The Egyptian Ebers Papyrus, represents one of the most extensive and best-preserved written records of ancient medicine known to humankind. In addition to containing over 700 herbal formulas and traditional medicines, it documents the important role of midwifery in Egyptian society. Five columns of this papyrus deal with obstetrics and gynecology, especially concerning parturition (the action or process of giving birth) and the health of the newborn. The oral histories of ancient cultures without written records from Africa to India also document the important and highly valued role of midwives.
As Western medicine was institutionalized in the 18th century a conflict between surgeons and midwives emerged. Men trained in medicine asserted that their scientific education was superior to the traditional knowledge practiced by midwives. Insert the politicians, attorneys, medical associations, and money (let’s not forget about the money) pushing for a legal monopoly on obstetrical care, and midwifery becomes a profession that is either outlawed or heavily regulated in the United States and Canada.
Consider the recent microaggression committed by MDH, McDonough District Hospital. Instead of directly addressing a rumor that the contracts of three experienced women’s health professionals will be terminated, the the hospital administration and board of directors retreated to a closed session meeting.
If there was no truth at all to the rumor, MDH, whose board contains only one woman, could have publically and forcefully squashed this rumor. Instead they issued a weak statement that reads “We are aware of conversations concerning the nurse midwives and women’s health nurse practitioner staff. These are false rumors.”
I’m sorry, but I just don’t buy it. MDH could have very easily said, “These three experienced healthcare professionals - Mary Thompson (Certified Nurse Midwife), Brenda Powell Allen (Women’s Health Nurse Practitioner), and Sharie Harden (Certified Nurse Midwife) - are an integral part of our professional staff and will be at the core of our new Dolores Kator Switzer Women’s Center.” The fact that MDH reacted as they did speaks volumes. It appears that MDH is, like much of the rest of the country, engaged in a political battle over women's health. This is a battle which is based on a patriarchal assumption that western, male centered medical care is superior to women’s knowledge about their own bodies.
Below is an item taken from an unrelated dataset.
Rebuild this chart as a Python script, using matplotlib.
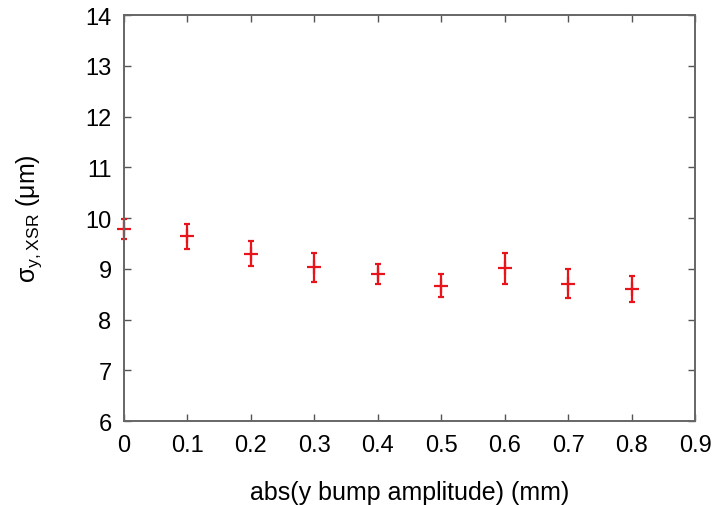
import matplotlib.pyplot as plt

plt.rcParams['font.family'] = ['Liberation Sans', 'DejaVu Sans']

# bump amplitude (mm), beam size (um) and its error
amplitude = [0.0, 0.1, 0.2, 0.3, 0.4, 0.5, 0.6, 0.7, 0.8]
sigma_y = [9.78, 9.64, 9.30, 9.03, 8.90, 8.67, 9.01, 8.71, 8.60]
sigma_err = [0.20, 0.25, 0.25, 0.28, 0.19, 0.23, 0.31, 0.29, 0.26]

xticks = [0, 0.1, 0.2, 0.3, 0.4, 0.5, 0.6, 0.7, 0.8, 0.9]
xticklabels = ['0', '0.1', '0.2', '0.3', '0.4', '0.5', '0.6', '0.7', '0.8', '0.9']
yticks = [6, 7, 8, 9, 10, 11, 12, 13, 14]

fig = plt.figure(figsize=(7.27, 5.06), dpi=100)
ax = fig.add_axes([0.1706, 0.166, 0.7854, 0.802])

eb = ax.errorbar(amplitude, sigma_y, yerr=sigma_err, fmt='+', color='#e8141c',
                 markersize=10, markeredgewidth=1.6,
                 ecolor='#e8141c', elinewidth=1.6, capsize=2.5, capthick=1.4)
for art in eb.lines[0:1] + eb.lines[1] + eb.lines[2]:
    art.set_clip_on(False)

ax.set_xlim(0, 0.9)
ax.set_ylim(6, 14)
ax.set_xticks(xticks)
ax.set_xticklabels(xticklabels)
ax.set_yticks(yticks)

ax.tick_params(direction='in', top=True, right=True, length=5, width=1,
               color='#555555', labelsize=17, pad=9)
for s in ax.spines.values():
    s.set_color('#666666')
    s.set_linewidth(1.4)

ax.set_xlabel('abs(y bump amplitude) (mm)', fontsize=18)
ax.set_ylabel(r'$\mathregular{\sigma_{y,XSR}}$ ($\mathregular{\mu}$m)', fontsize=18)
ax.xaxis.set_label_coords(0.5, -0.145)
ax.yaxis.set_label_coords(-0.14, 0.5)

fig.savefig('out.png', dpi=100)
In hindsight it is easy to recognize the microaggressions that have been playing out for a long time in relation to the construction of the new women’s health center. In a promotional video those same three highly experienced women are featured in stereotypical pink hard hats and shovels for the groundbreaking of the new women’s health center. Yet the only voice of a healthcare professional that is featured is that of a white male physician.
Fortunately, as Soraya Cermaly writes in her 2018 book Rage Becomes Her, “We are at an uncomfortable strategic inflection point for the rights of girls and women just as we face grave threats to democratic values and the health of the planet...This is an era of angry women and women willing to make noise.”
The women of this region are not silent. Listen to our voices. If MDH chooses falsely those of us who are able will follow our female health care providers wherever they choose to set up practice.
Woman up MDH and do the right thing.
Heather McIlvaine-Newsad is a professor of Anthropology at Western Illinois University.
The opinions expressed are not necessarily those of the university or Tri States Public Radio. Diverse viewpoints are welcomed and encouraged.